On Christmas Day, 1991, the Soviet Union fragments, shocking the world and signifying an end to the Cold War. The Americans manage to defeat the Soviets without firing a shot. World War III is averted.
That’s not to say Soviet defeat is without cost to the Americans. The Americans lost over 54,000 soldiers fighting the North Koreans and Chinese on the Korean Peninsula in the 1950s. In the 1960s and 1970s, the Americans fought the Vietcong and their Soviet and Chinese allies to a tactical draw but lost the political war at home.
The cost to the U.S. economy is also steep. Faced with cheap exports emanating from Western Europe and Japan, the once great Arsenal of the Democracy slowly transforms into the Rust Belt.

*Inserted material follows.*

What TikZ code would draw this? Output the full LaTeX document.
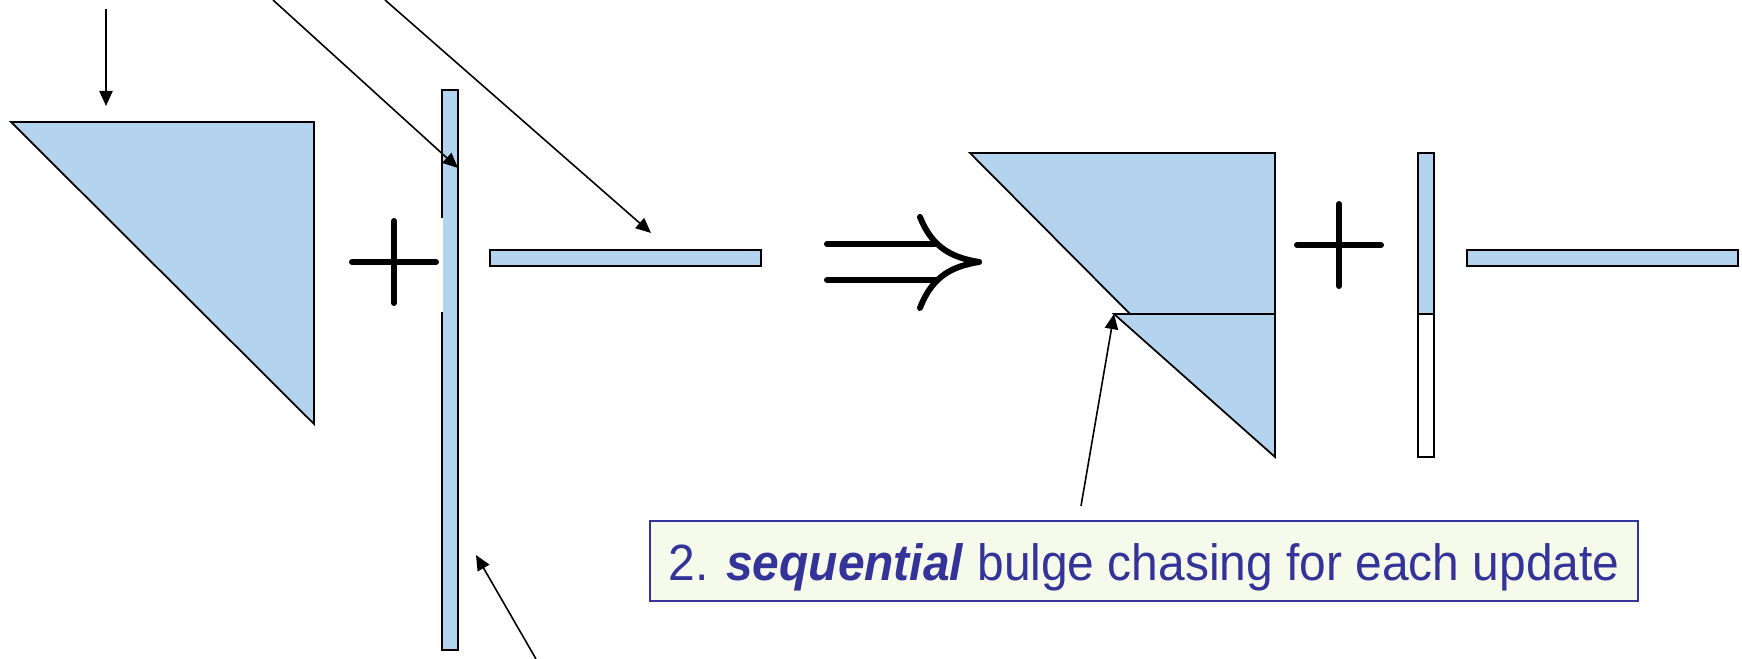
\documentclass[tikz,border=0pt]{standalone}
\usepackage{fontspec}
\setmainfont{Liberation Sans}[FakeStretch=0.94]
\usetikzlibrary{arrows.meta}

\definecolor{band}{HTML}{B3D3EE}
\definecolor{note}{HTML}{333399}
\definecolor{notebg}{HTML}{F6FAEA}

\begin{document}
\begin{tikzpicture}[x=0.01cm, y=-0.01cm,
  blk/.style={fill=band, draw=black, line width=0.5pt},
  ptr/.style={-{Triangle[length=4.3pt,width=3.8pt]}, line width=0.45pt},
  op/.style={line width=1.7pt, line cap=round}]
\useasboundingbox (0,0) rectangle (1742,659);

\draw [blk] (11,122) -- (314,122) -- (314,424) -- cycle;
\draw [blk] (442,90) rectangle (458,650);
\draw [white, line width=0.55pt] (442,218) -- (442,312);
\draw [blk] (970,153) -- (1275,153) -- (1275,314) -- (1130,314) -- cycle;
\draw [blk] (1114,314) -- (1275,314) -- (1275,457) -- cycle;
\draw [blk] (1418,153) rectangle (1434,314);
\draw [black, line width=0.5pt] (1418,314) rectangle (1434,457);
\foreach \x in {490,1467} {
  \draw [blk] (\x,250) rectangle ++(271,16);
}
\foreach \cx/\cy in {394/262,1339/245} {
  \draw [op] (\cx-42,\cy) -- (\cx+42,\cy) (\cx,\cy-41) -- (\cx,\cy+41);
}
\draw [op] (827,244) -- (937,244) (827,280) -- (937,280);
\draw [op] (920,217) .. controls (933,250) and (955,258) .. (979,262);
\draw [op] (920,308) .. controls (933,274) and (955,266) .. (979,262);

\node [draw=note, fill=notebg, line width=0.55pt, text=note, inner sep=0pt,
  minimum width=9.88cm, minimum height=0.8cm, text height=11pt, text depth=0pt,
  font=\fontsize{14.5}{17}\selectfont] (upd) at (1144,561)
  {2. \textbf{\textit{sequential}} bulge chasing for each update};

\coordinate (tri-in)   at (106,9);
\coordinate (tri-top)  at (106,106);
\coordinate (col-in)   at (273,0);
\coordinate (col-top)  at (458,168);
\coordinate (row-in)   at (385,0);
\coordinate (row-mid)  at (651,233);
\coordinate (col-in2)  at (536,659);
\coordinate (col-low)  at (476,555);
\coordinate (bulge-in) at (1081,506);
\coordinate (bulge)    at (1114,314);
\draw [ptr] (tri-in) -- (tri-top);
\draw [ptr] (col-in) -- (col-top);
\draw [ptr] (row-in) -- (row-mid);
\draw [ptr] (col-in2) -- (col-low);
\draw [ptr] (bulge-in) -- (bulge);
\end{tikzpicture}
\end{document}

Real wages for most Americans stop growing in 1973. Government deficits balloon to maintain military expenditures and to provide social welfare spending to placate a growing number of economically disenfranchised citizens.
But given the alternative of nuclear apocalypse and the possible annihilation of the human species, it’s not a bad trade. Getting nuked is no one’s idea of a good time, so the Americans went with the option that didn’t make the Fallout video games series a reality.

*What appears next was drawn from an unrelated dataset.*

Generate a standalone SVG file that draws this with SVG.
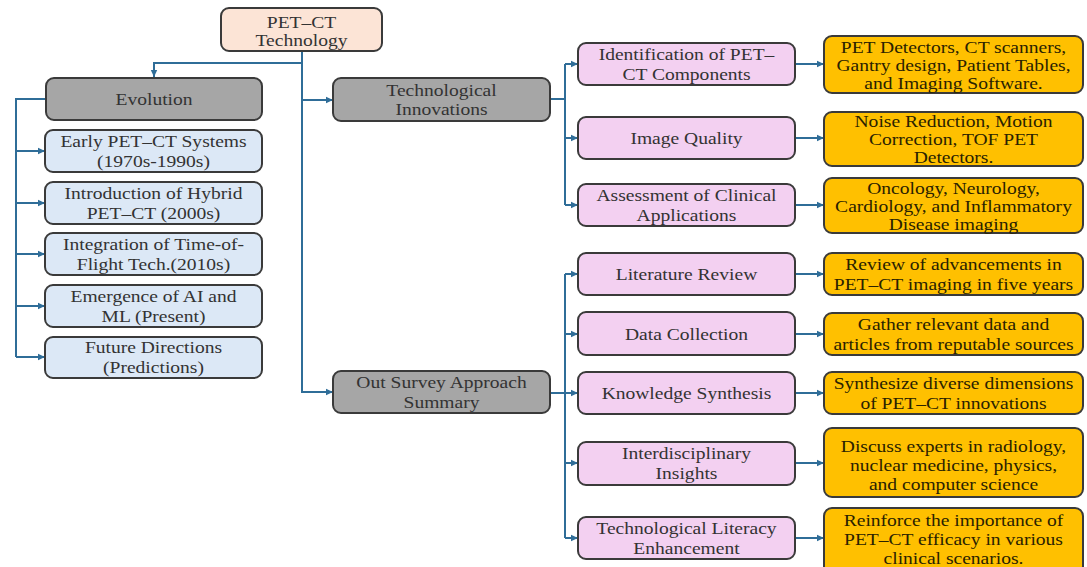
<svg xmlns="http://www.w3.org/2000/svg" width="1087" height="567" viewBox="0 0 1087 567">
<style>
.root,.gray,.blue,.pink,.orange{stroke:#3a3a3a;stroke-width:2}
.root{fill:#fce4d6}
.gray{fill:#a6a6a6}
.blue{fill:#dce8f6}
.pink{fill:#f3d0f1}
.orange{fill:#ffc000}
text{font-family:"Liberation Serif","Times New Roman",serif;font-size:17px;text-anchor:middle;fill:#333}
.o text{fill:#2a2200}
.c{fill:none;stroke:#2f6d98;stroke-width:2}
</style>
<defs>
<marker id="ar" markerUnits="userSpaceOnUse" markerWidth="8" markerHeight="8" refX="7" refY="4" orient="auto"><path d="M0,0.8 L7,4 L0,7.2 Z" fill="#2f6d98"/></marker>
</defs>
<rect width="1087" height="567" fill="#fff"/>
<g id="connectors">
<path class="c" d="M302,51 V392 H333" marker-end="url(#ar)"/>
<path class="c" d="M302,63 H154 V77" marker-end="url(#ar)"/>
<path class="c" d="M302,100 H333" marker-end="url(#ar)"/>
<path class="c" d="M46,99 H16 V357"/>
<path class="c" d="M16,151 H45" marker-end="url(#ar)"/>
<path class="c" d="M16,203 H45" marker-end="url(#ar)"/>
<path class="c" d="M16,254 H45" marker-end="url(#ar)"/>
<path class="c" d="M16,306 H45" marker-end="url(#ar)"/>
<path class="c" d="M16,357 H45" marker-end="url(#ar)"/>
<path class="c" d="M550,99 H565"/>
<path class="c" d="M565,64 V205"/>
<path class="c" d="M565,64 H578" marker-end="url(#ar)"/>
<path class="c" d="M565,138 H578" marker-end="url(#ar)"/>
<path class="c" d="M565,205 H578" marker-end="url(#ar)"/>
<path class="c" d="M550,393 H565"/>
<path class="c" d="M565,274 V538"/>
<path class="c" d="M565,274 H578" marker-end="url(#ar)"/>
<path class="c" d="M565,334 H578" marker-end="url(#ar)"/>
<path class="c" d="M565,393 H578" marker-end="url(#ar)"/>
<path class="c" d="M565,463 H578" marker-end="url(#ar)"/>
<path class="c" d="M565,538 H578" marker-end="url(#ar)"/>
<path class="c" d="M795,64 H824" marker-end="url(#ar)"/>
<path class="c" d="M795,138 H824" marker-end="url(#ar)"/>
<path class="c" d="M795,205 H824" marker-end="url(#ar)"/>
<path class="c" d="M795,274 H824" marker-end="url(#ar)"/>
<path class="c" d="M795,334 H824" marker-end="url(#ar)"/>
<path class="c" d="M795,393 H824" marker-end="url(#ar)"/>
<path class="c" d="M795,463 H824" marker-end="url(#ar)"/>
<path class="c" d="M795,538 H824" marker-end="url(#ar)"/>
</g>
<g id="root"><rect class="root" x="221" y="8" width="161" height="43" rx="8"/>
<g transform="translate(301.5 0) scale(1.15 1)"><text y="28">PET–CT</text><text y="46">Technology</text></g></g>
<g id="evolution"><rect class="gray" x="46" y="78" width="216" height="42" rx="8"/>
<g transform="translate(154 0) scale(1.15 1)"><text y="105">Evolution</text></g></g>
<g id="early"><rect class="blue" x="45" y="130" width="217" height="42" rx="8"/>
<g transform="translate(153.5 0) scale(1.15 1)"><text y="147">Early PET–CT Systems</text><text y="167">(1970s-1990s)</text></g></g>
<g id="hybrid"><rect class="blue" x="45" y="182" width="217" height="42" rx="8"/>
<g transform="translate(153.5 0) scale(1.15 1)"><text y="199">Introduction of Hybrid</text><text y="219">PET–CT (2000s)</text></g></g>
<g id="tof"><rect class="blue" x="45" y="233" width="217" height="42" rx="8"/>
<g transform="translate(153.5 0) scale(1.15 1)"><text y="250">Integration of Time-of-</text><text y="270">Flight Tech.(2010s)</text></g></g>
<g id="ai"><rect class="blue" x="45" y="285" width="217" height="42" rx="8"/>
<g transform="translate(153.5 0) scale(1.15 1)"><text y="302">Emergence of AI and</text><text y="322">ML (Present)</text></g></g>
<g id="future"><rect class="blue" x="45" y="337" width="217" height="41" rx="8"/>
<g transform="translate(153.5 0) scale(1.15 1)"><text y="353">Future Directions</text><text y="373">(Predictions)</text></g></g>
<g id="innovations"><rect class="gray" x="333" y="78" width="217" height="43" rx="8"/>
<g transform="translate(441.5 0) scale(1.15 1)"><text y="96">Technological</text><text y="115">Innovations</text></g></g>
<g id="survey"><rect class="gray" x="333" y="371" width="217" height="42" rx="8"/>
<g transform="translate(441.5 0) scale(1.15 1)"><text y="388">Out Survey Approach</text><text y="408">Summary</text></g></g>
<g id="ident"><rect class="pink" x="578" y="43" width="217" height="42" rx="8"/>
<g transform="translate(686.5 0) scale(1.15 1)"><text y="60">Identification of PET–</text><text y="80">CT Components</text></g></g>
<g id="quality"><rect class="pink" x="578" y="117" width="217" height="42" rx="8"/>
<g transform="translate(686.5 0) scale(1.15 1)"><text y="144">Image Quality</text></g></g>
<g id="clinical"><rect class="pink" x="578" y="184" width="217" height="42" rx="8"/>
<g transform="translate(686.5 0) scale(1.15 1)"><text y="201">Assessment of Clinical</text><text y="221">Applications</text></g></g>
<g id="literature"><rect class="pink" x="578" y="253" width="217" height="42" rx="8"/>
<g transform="translate(686.5 0) scale(1.15 1)"><text y="280">Literature Review</text></g></g>
<g id="data"><rect class="pink" x="578" y="312" width="217" height="43" rx="8"/>
<g transform="translate(686.5 0) scale(1.15 1)"><text y="340">Data Collection</text></g></g>
<g id="knowledge"><rect class="pink" x="578" y="372" width="217" height="42" rx="8"/>
<g transform="translate(686.5 0) scale(1.15 1)"><text y="399">Knowledge Synthesis</text></g></g>
<g id="interdisc"><rect class="pink" x="578" y="442" width="217" height="43" rx="8"/>
<g transform="translate(686.5 0) scale(1.15 1)"><text y="459">Interdisciplinary</text><text y="479">Insights</text></g></g>
<g id="literacy"><rect class="pink" x="578" y="517" width="217" height="42" rx="8"/>
<g transform="translate(686.5 0) scale(1.15 1)"><text y="534">Technological Literacy</text><text y="554">Enhancement</text></g></g>
<g id="o1" class="o"><rect class="orange" x="824" y="36" width="259" height="57" rx="8"/>
<g transform="translate(953.5 0) scale(1.15 1)"><text y="53">PET Detectors, CT scanners,</text><text y="71">Gantry design, Patient Tables,</text><text y="89">and Imaging Software.</text></g></g>
<g id="o2" class="o"><rect class="orange" x="824" y="112" width="259" height="54" rx="8"/>
<g transform="translate(953.5 0) scale(1.15 1)"><text y="127">Noise Reduction, Motion</text><text y="145">Correction, TOF PET</text><text y="163">Detectors.</text></g></g>
<g id="o3" class="o"><rect class="orange" x="824" y="178" width="259" height="55" rx="8"/>
<g transform="translate(953.5 0) scale(1.15 1)"><text y="194">Oncology, Neurology,</text><text y="212">Cardiology, and Inflammatory</text><text y="230">Disease imaging</text></g></g>
<g id="o4" class="o"><rect class="orange" x="824" y="253" width="259" height="42" rx="8"/>
<g transform="translate(953.5 0) scale(1.15 1)"><text y="270">Review of advancements in</text><text y="290">PET–CT imaging in five years</text></g></g>
<g id="o5" class="o"><rect class="orange" x="824" y="313" width="259" height="42" rx="8"/>
<g transform="translate(953.5 0) scale(1.15 1)"><text y="330">Gather relevant data and</text><text y="350">articles from reputable sources</text></g></g>
<g id="o6" class="o"><rect class="orange" x="824" y="372" width="259" height="42" rx="8"/>
<g transform="translate(953.5 0) scale(1.15 1)"><text y="389">Synthesize diverse dimensions</text><text y="409">of PET–CT innovations</text></g></g>
<g id="o7" class="o"><rect class="orange" x="824" y="428" width="259" height="69" rx="8"/>
<g transform="translate(953.5 0) scale(1.15 1)"><text y="452">Discuss experts in radiology,</text><text y="471">nuclear medicine, physics,</text><text y="490">and computer science</text></g></g>
<g id="o8" class="o"><rect class="orange" x="824" y="508" width="259" height="66" rx="8"/>
<g transform="translate(953.5 0) scale(1.15 1)"><text y="526">Reinforce the importance of</text><text y="545">PET–CT efficacy in various</text><text y="564">clinical scenarios.</text></g></g>
</svg>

Here’s the thing: despite the costs the Americans incurred to defeat the Soviets, it wasn’t crippling. America at the end of the Cold War is the indisputable military and economic superpower. There is no rival to American hegemony. The only possible rivals of France, the United Kingdom, and Japan are all subsumed by the American alliance and economic order. China is a nonfactor at this point. All that is left is for the U.S. to reevaluate its economic and military commitments and address ongoing domestic political problems.
Then a strange thing happened. Instead of rebalancing commitments, the U.S. doubled down. The alliance system designed to defeat the Soviet Union was supersized by American elites to create the Liberal International Order.
This order, sometimes referred to as globalism, is defined by its commitment to multilateral institutions such as the United Nations, NATO, the World Trade Organization, the World Bank, and the IMF. These institutions in turn promote neoliberal ideas that seek to reduce the barriers to the movement of capital, goods, and labor across international borders. Furthermore, these institutions seek multilateral consensus on everything, from human rights to regulatory standards to election laws. The goal, in a sense, is a future where The World Is Flat. It is The End of History. It is an Order where the global economy is guided by neoliberal economists and politics are guided by liberal democratic principles emanating from American and European elites.
But globalist ambitions are all predicated upon one assumption: the post-World War II Order is permanent.
But how realistic is this assumption?
The post-World War II Order was created to defeat the Soviet Union. It was designed to avert World War III not to further globalist dreams of a Liberal International Order. Globalization was a happy accident, not the overriding goal.
For the experiment of the Liberal International Order to continue, the status quo must hold. The U.S. must continue to be the world’s policeman by guaranteeing security for all members of the Order. The U.S. must continue to be the world’s largest importer to allow the rest of the world to get rich. But with the resurgence of Russian power, the rise of Chinese global ambitions, the constant instability of the Middle East, and the rise of populism in the West, the Order is facing challenges across multiple fronts.
The great question facing globalization and modernity is this: can the status quo hold? The answer is increasingly no.